In Morocco: Clinic, Co-Op, Camaraderie
By JOHANNA SOMERS | VIRGINIA BEACH, PEACE CORPS WORKER, 24
I WAKE TO THE CALL to prayer at 4 a.m. and again at 6:30 to the call of roosters and donkeys.
At about 7:30, I roll out of my mattress on the floor and head to my 3-foot-by-3-foot kitchen. I boil water on my small gas tank for coffee, and then I shower with cold water from a bucket over my Turkish concrete toilet. I grab cereal for breakfast and head to the clinic.
I am a Peace Corps volunteer in Morocco, and I love my job! I work as a health teacher in the local clinic and elementary school. I also am collaborating with the local government association to clean up the town’s drinking water, which comes from a spring that is tainted with gasoline, has no cover and lacks chloride treatment.
At the clinic, I greet 15 to 20 women who have come to have their newborns vaccinated. Then they are sent to the room next door, where I teach.
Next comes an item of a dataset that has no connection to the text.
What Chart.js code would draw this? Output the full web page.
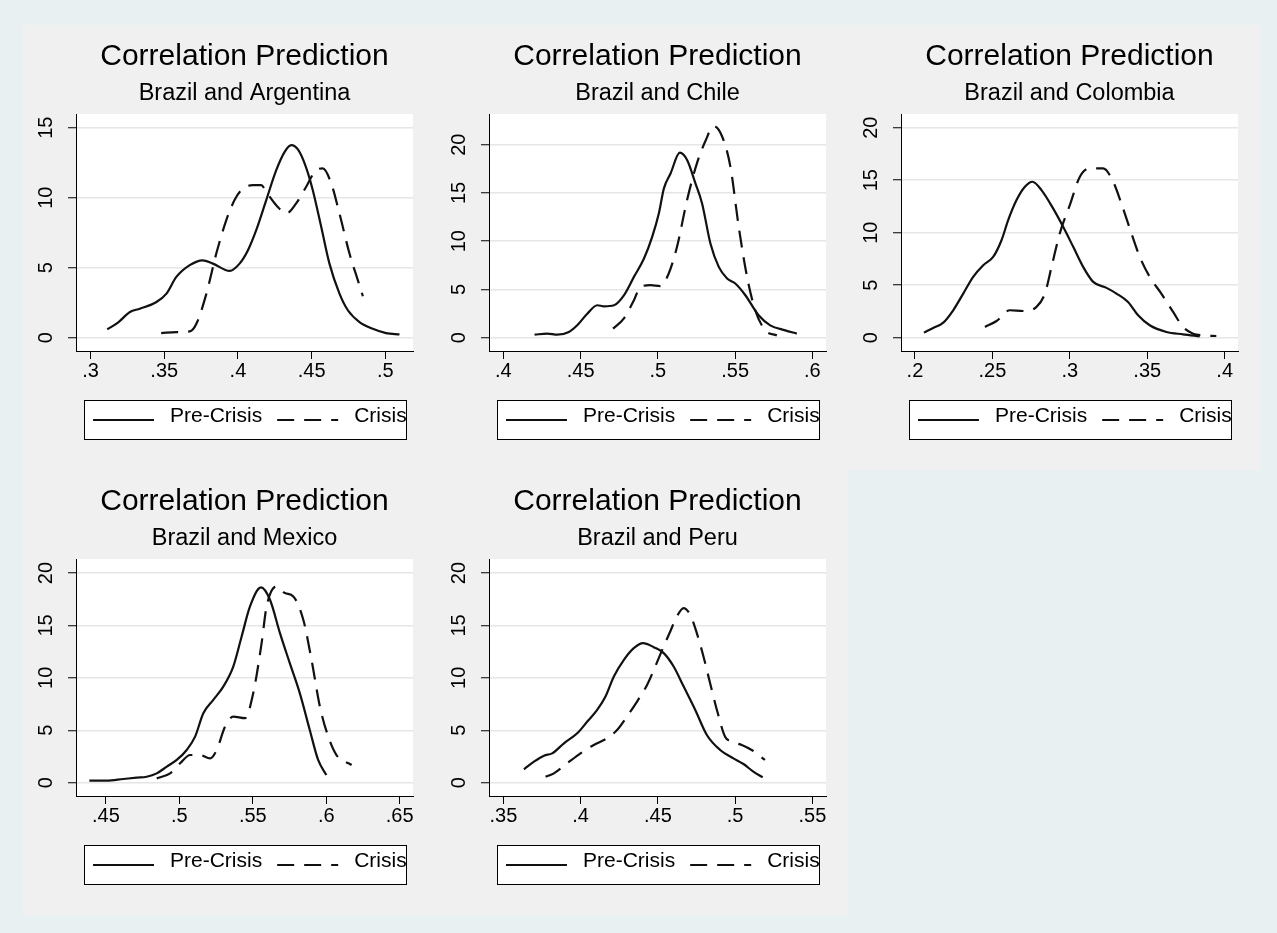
<!DOCTYPE html>
<html>
<head>
<meta charset="utf-8">
<script src="https://cdn.jsdelivr.net/npm/chart.js@4"></script>
<style>
  body { margin: 0; background: #e8f0f2; }
  #wrap { position: relative; width: 1277px; height: 933px; }
  canvas { position: absolute; background: #f0f0f0; }
</style>
</head>
<body>
<div id="wrap">
  <canvas id="arg" width="413" height="445" style="left:22px;top:25px"></canvas>
  <canvas id="chl" width="413" height="445" style="left:435px;top:25px"></canvas>
  <canvas id="col" width="413" height="445" style="left:847px;top:25px"></canvas>
  <canvas id="mex" width="413" height="445" style="left:22px;top:470px"></canvas>
  <canvas id="per" width="413" height="445" style="left:435px;top:470px"></canvas>
</div>
<script>
// Kernel densities of the predicted correlation, Brazil against each neighbour
const panelTitle = 'Correlation Prediction'
const seriesNames = ['Pre-Crisis', 'Crisis']

// Brazil and Argentina
const argPreX = [0.3113, 0.3188, 0.3267, 0.3334, 0.3447, 0.3515, 0.3582, 0.3673, 0.3759, 0.3831, 0.3944, 0.4011, 0.4068, 0.4124, 0.4192, 0.4260, 0.4317, 0.4362, 0.4407, 0.4461, 0.4508, 0.4565, 0.4621, 0.4689, 0.4746, 0.4825, 0.4915, 0.5005, 0.5096]
const argPreY = [0.6, 1.1, 1.84, 2.07, 2.55, 3.15, 4.34, 5.18, 5.53, 5.29, 4.77, 5.29, 6.25, 7.68, 9.83, 11.97, 13.28, 13.76, 13.45, 12.21, 10.54, 7.92, 5.29, 3.15, 1.96, 1.12, 0.64, 0.33, 0.24]
const argCriX = [0.3479, 0.3582, 0.3673, 0.3718, 0.3786, 0.3853, 0.3921, 0.3977, 0.4023, 0.4102, 0.4158, 0.4192, 0.4260, 0.4328, 0.4395, 0.4463, 0.4531, 0.4576, 0.4633, 0.4689, 0.4757, 0.4814, 0.4848]
const argCriY = [0.33, 0.4, 0.45, 1.0, 3.15, 6.01, 8.4, 9.83, 10.54, 10.9, 10.9, 10.42, 9.47, 8.87, 9.59, 10.78, 11.97, 12.09, 11.02, 8.87, 6.01, 4.1, 2.96]
const argXTicks = [0.3, 0.35, 0.4, 0.45, 0.5]
const argXLabels = ['.3', '.35', '.4', '.45', '.5']
const argYTicks = [0, 5, 10, 15]

// Brazil and Chile
const chlPreX = [0.4202, 0.4284, 0.4349, 0.4424, 0.4478, 0.4543, 0.4608, 0.4651, 0.4716, 0.4780, 0.4845, 0.4910, 0.4963, 0.5006, 0.5039, 0.5082, 0.5142, 0.5189, 0.5243, 0.5286, 0.5340, 0.5394, 0.5448, 0.5501, 0.5566, 0.5652, 0.5727, 0.5824, 0.5899]
const chlPreY = [0.31, 0.42, 0.31, 0.59, 1.28, 2.49, 3.36, 3.25, 3.36, 4.39, 6.3, 8.2, 10.45, 12.87, 15.47, 17.02, 19.17, 18.41, 15.99, 13.91, 9.76, 7.34, 6.13, 5.61, 4.4, 2.32, 1.28, 0.76, 0.42]
const chlCriX = [0.4710, 0.4779, 0.4845, 0.4887, 0.4952, 0.5016, 0.5070, 0.5124, 0.5189, 0.5253, 0.5307, 0.5361, 0.5415, 0.5469, 0.5523, 0.5577, 0.5630, 0.5695, 0.5770]
const chlCriY = [0.94, 1.98, 3.88, 5.27, 5.44, 5.34, 6.65, 9.43, 14.28, 18.09, 20.35, 21.91, 20.87, 17.75, 11.51, 6.31, 2.84, 0.76, 0.24]
const chlXTicks = [0.4, 0.45, 0.5, 0.55, 0.6]
const chlXLabels = ['.4', '.45', '.5', '.55', '.6']
const chlYTicks = [0, 5, 10, 15, 20]

// Brazil and Colombia
const colPreX = [0.2058, 0.2118, 0.2183, 0.2247, 0.2312, 0.2376, 0.2441, 0.2505, 0.2559, 0.2602, 0.2656, 0.2710, 0.2759, 0.2817, 0.2892, 0.2957, 0.3022, 0.3086, 0.3151, 0.3237, 0.3301, 0.3376, 0.3441, 0.3516, 0.3624, 0.3731, 0.3839]
const colPreY = [0.48, 0.92, 1.43, 2.61, 4.2, 5.79, 6.9, 7.69, 9.28, 11.19, 13.1, 14.37, 14.85, 14.05, 12.31, 10.56, 8.65, 6.74, 5.31, 4.74, 4.2, 3.4, 2.13, 1.18, 0.54, 0.32, 0.13]
const colCriX = [0.2452, 0.2527, 0.2613, 0.2699, 0.2785, 0.2839, 0.2882, 0.2935, 0.3000, 0.3065, 0.3129, 0.3215, 0.3280, 0.3333, 0.3398, 0.3452, 0.3516, 0.3591, 0.3667, 0.3731, 0.3796, 0.3860, 0.3946]
const colCriY = [1.02, 1.59, 2.61, 2.54, 2.93, 4.2, 6.74, 9.92, 12.62, 15.33, 16.12, 16.12, 14.85, 12.78, 9.92, 7.69, 5.79, 4.2, 2.45, 1.02, 0.38, 0.22, 0.16]
const colXTicks = [0.2, 0.25, 0.3, 0.35, 0.4]
const colXLabels = ['.2', '.25', '.3', '.35', '.4']
const colYTicks = [0, 5, 10, 15, 20]

// Brazil and Mexico
const mexPreX = [0.4387, 0.4505, 0.4618, 0.4709, 0.4777, 0.4846, 0.4914, 0.4982, 0.5050, 0.5107, 0.5163, 0.5231, 0.5299, 0.5367, 0.5424, 0.5481, 0.5556, 0.5617, 0.5685, 0.5752, 0.5820, 0.5888, 0.5945, 0.6001]
const mexPreY = [0.19, 0.19, 0.35, 0.48, 0.57, 0.89, 1.53, 2.17, 3.12, 4.39, 6.62, 7.9, 9.17, 11.08, 13.95, 16.82, 18.63, 17.45, 14.27, 11.4, 8.54, 5.03, 2.17, 0.73]
const mexCriX = [0.4846, 0.4937, 0.5005, 0.5073, 0.5141, 0.5209, 0.5254, 0.5311, 0.5367, 0.5447, 0.5503, 0.5560, 0.5594, 0.5662, 0.5719, 0.5776, 0.5844, 0.5900, 0.5957, 0.6014, 0.6070, 0.6173]
const mexCriY = [0.41, 0.89, 1.85, 2.64, 2.64, 2.32, 3.12, 5.35, 6.31, 6.15, 8.54, 13.31, 16.82, 18.73, 18.09, 17.77, 15.54, 11.72, 7.26, 4.39, 2.64, 1.69]
const mexXTicks = [0.45, 0.5, 0.55, 0.6, 0.65]
const mexXLabels = ['.45', '.5', '.55', '.6', '.65']
const mexYTicks = [0, 5, 10, 15, 20]

// Brazil and Peru
const perPreX = [0.3633, 0.3698, 0.3763, 0.3816, 0.3892, 0.3978, 0.4043, 0.4107, 0.4161, 0.4215, 0.4280, 0.4344, 0.4404, 0.4473, 0.4538, 0.4602, 0.4667, 0.4742, 0.4817, 0.4903, 0.4989, 0.5054, 0.5118, 0.5178]
const perPreY = [1.27, 2.01, 2.58, 2.8, 3.76, 4.71, 5.83, 6.94, 8.22, 10.13, 11.72, 12.83, 13.31, 12.93, 12.36, 11.08, 9.17, 6.94, 4.55, 3.12, 2.32, 1.78, 1.05, 0.51]
const perCriX = [0.3773, 0.3827, 0.3913, 0.3999, 0.4085, 0.4171, 0.4236, 0.4300, 0.4365, 0.4430, 0.4483, 0.4537, 0.4580, 0.4623, 0.4666, 0.4709, 0.4752, 0.4795, 0.4838, 0.4882, 0.4935, 0.4978, 0.5043, 0.5107, 0.5193]
const perCriY = [0.57, 0.89, 1.85, 2.8, 3.6, 4.24, 5.03, 6.31, 7.74, 9.33, 11.08, 12.99, 14.43, 15.86, 16.66, 16.02, 14.27, 12.04, 9.49, 6.94, 4.39, 3.92, 3.6, 3.12, 2.17]
const perXTicks = [0.35, 0.4, 0.45, 0.5, 0.55]
const perXLabels = ['.35', '.4', '.45', '.5', '.55']
const perYTicks = [0, 5, 10, 15, 20]

const fontFamily = "'Liberation Sans', Arial, Helvetica, sans-serif"
Chart.defaults.font.family = fontFamily
Chart.defaults.color = '#000'

const toPoints = (xs, ys) => xs.map((x, i) => ({ x: x, y: ys[i] }))

// white plot region
const plotBg = {
    id: 'plotBg',
    beforeDraw(chart) {
        const a = chart.chartArea
        chart.ctx.save()
        chart.ctx.fillStyle = '#fff'
        chart.ctx.fillRect(a.left, a.top, a.width, a.height)
        chart.ctx.restore()
    },
}

// stata style boxed legend under the x axis
const boxLegend = {
    id: 'boxLegend',
    afterDraw(chart) {
        const ctx = chart.ctx
        const a = chart.chartArea
        const top = a.bottom + 49
        const left = a.left + 8
        const w = a.width - 15
        ctx.save()
        ctx.fillStyle = '#fff'
        ctx.fillRect(left, top, w, 39)
        ctx.strokeStyle = '#000'
        ctx.lineWidth = 1
        ctx.strokeRect(left + 0.5, top + 0.5, w, 39)
        ctx.font = '21px ' + fontFamily
        ctx.textBaseline = 'alphabetic'
        let x = left + 9
        chart.data.datasets.forEach((ds) => {
            ctx.beginPath()
            ctx.setLineDash(ds.borderDash || [])
            ctx.lineWidth = ds.borderWidth
            ctx.strokeStyle = ds.borderColor
            ctx.moveTo(x, top + 20)
            ctx.lineTo(x + 61, top + 20)
            ctx.stroke()
            x += 61 + 16
            ctx.fillStyle = '#000'
            ctx.fillText(ds.label, x, top + 22)
            x += ctx.measureText(ds.label).width + 15
        })
        ctx.restore()
    },
}

function makePanel(id, subtitle, pre, cri, xTicks, xLabels, yTicks, xr, yr) {
    return new Chart(document.getElementById(id), {
        type: 'line',
        data: {
            datasets: [
                {
                    label: seriesNames[0],
                    data: pre,
                    borderColor: '#111',
                    borderWidth: 2.2,
                    pointRadius: 0,
                    cubicInterpolationMode: 'monotone',
                },
                {
                    label: seriesNames[1],
                    data: cri,
                    borderColor: '#111',
                    borderWidth: 2.2,
                    borderDash: [17, 10],
                    pointRadius: 0,
                    cubicInterpolationMode: 'monotone',
                },
            ],
        },
        options: {
            responsive: false,
            animation: false,
            layout: { padding: { left: 0, right: 22, top: 0, bottom: 79 } },
            plugins: {
                legend: { display: false },
                tooltip: { enabled: false },
                title: {
                    display: true,
                    fullSize: false,
                    text: panelTitle,
                    font: { size: 30, weight: 'normal' },
                    padding: { top: 14, bottom: 0 },
                },
                subtitle: {
                    display: true,
                    fullSize: false,
                    text: subtitle,
                    font: { size: 23.5, weight: 'normal' },
                    padding: { top: 4, bottom: 6.8 },
                },
            },
            scales: {
                x: {
                    type: 'linear',
                    min: xr[0],
                    max: xr[1],
                    afterBuildTicks: (s) => { s.ticks = xTicks.map((v) => ({ value: v })) },
                    afterFit: (s) => { s.height = 40 },
                    ticks: {
                        callback: (v, i) => xLabels[i],
                        font: { size: 20 },
                        padding: 0,
                        maxRotation: 0,
                        autoSkip: false,
                    },
                    grid: { drawOnChartArea: false, tickLength: 8, tickColor: '#000', tickWidth: 1 },
                    border: { color: '#000', width: 1 },
                },
                y: {
                    type: 'linear',
                    min: yr[0],
                    max: yr[1],
                    afterBuildTicks: (s) => { s.ticks = yTicks.map((v) => ({ value: v })) },
                    afterFit: (s) => { s.width = 54 },
                    ticks: {
                        callback: (v) => String(v),
                        font: { size: 20 },
                        minRotation: 90,
                        maxRotation: 90,
                        crossAlign: 'center',
                        padding: 10,
                        autoSkip: false,
                    },
                    grid: { color: '#e6e6e6', lineWidth: 1.5, tickLength: 8, tickColor: '#000', tickWidth: 1 },
                    border: { color: '#000', width: 1 },
                },
            },
        },
        plugins: [plotBg, boxLegend],
    })
}

makePanel('arg', 'Brazil and Argentina', toPoints(argPreX, argPreY), toPoints(argCriX, argCriY),
    argXTicks, argXLabels, argYTicks, [0.2901, 0.5188], [-0.95, 15.98])
makePanel('chl', 'Brazil and Chile', toPoints(chlPreX, chlPreY), toPoints(chlCriX, chlCriY),
    chlXTicks, chlXLabels, chlYTicks, [0.3907, 0.6088], [-1.38, 23.18])
makePanel('col', 'Brazil and Colombia', toPoints(colPreX, colPreY), toPoints(colCriX, colCriY),
    colXTicks, colXLabels, colYTicks, [0.1910, 0.4086], [-1.27, 21.3])
makePanel('mex', 'Brazil and Mexico', toPoints(mexPreX, mexPreY), toPoints(mexCriX, mexCriY),
    mexXTicks, mexXLabels, mexYTicks, [0.4296, 0.6591], [-1.27, 21.34])
makePanel('per', 'Brazil and Peru', toPoints(perPreX, perPreY), toPoints(perCriX, perCriY),
    perXTicks, perXLabels, perYTicks, [0.3407, 0.5588], [-1.27, 21.34])
</script>
</body>
</html>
I speak the local dialect, Tashelheet, a Berber dialect of southern Morocco, and I also use a variety of visuals on pre natal care, vaccinations, family planning, hygiene, hand-washing with soap, brushing teeth, microbes, water purification, diarrhea, chronic illnesses like diabetes, sexually transmitted diseases and HIV/AIDS. The women laugh at my over dramatizations on microbes and diarrhea.
Around 1 p.m., I head to the argan cooperative and say hello to the many women employed there. Argan is a fruit that is transformed into a kind of gourmet peanut butter, cooking oil and skin lotion. It has reached European markets and is beginning to reach Asia and North America.
The cooperative brings a lot of tourism to the small town of 3,000. I often find myself speaking to French, Japanese, Dutch, British and even Americans. Thank goodness English language has traveled far.
I head to my home, make lunch and take a breather. Later I visit the small store near my house to pick up supplies for dinner and socialize with the women in my neighborhood. I head in before dark, do some exercise, watch Al Jazeera in English and fall asleep to my latest book.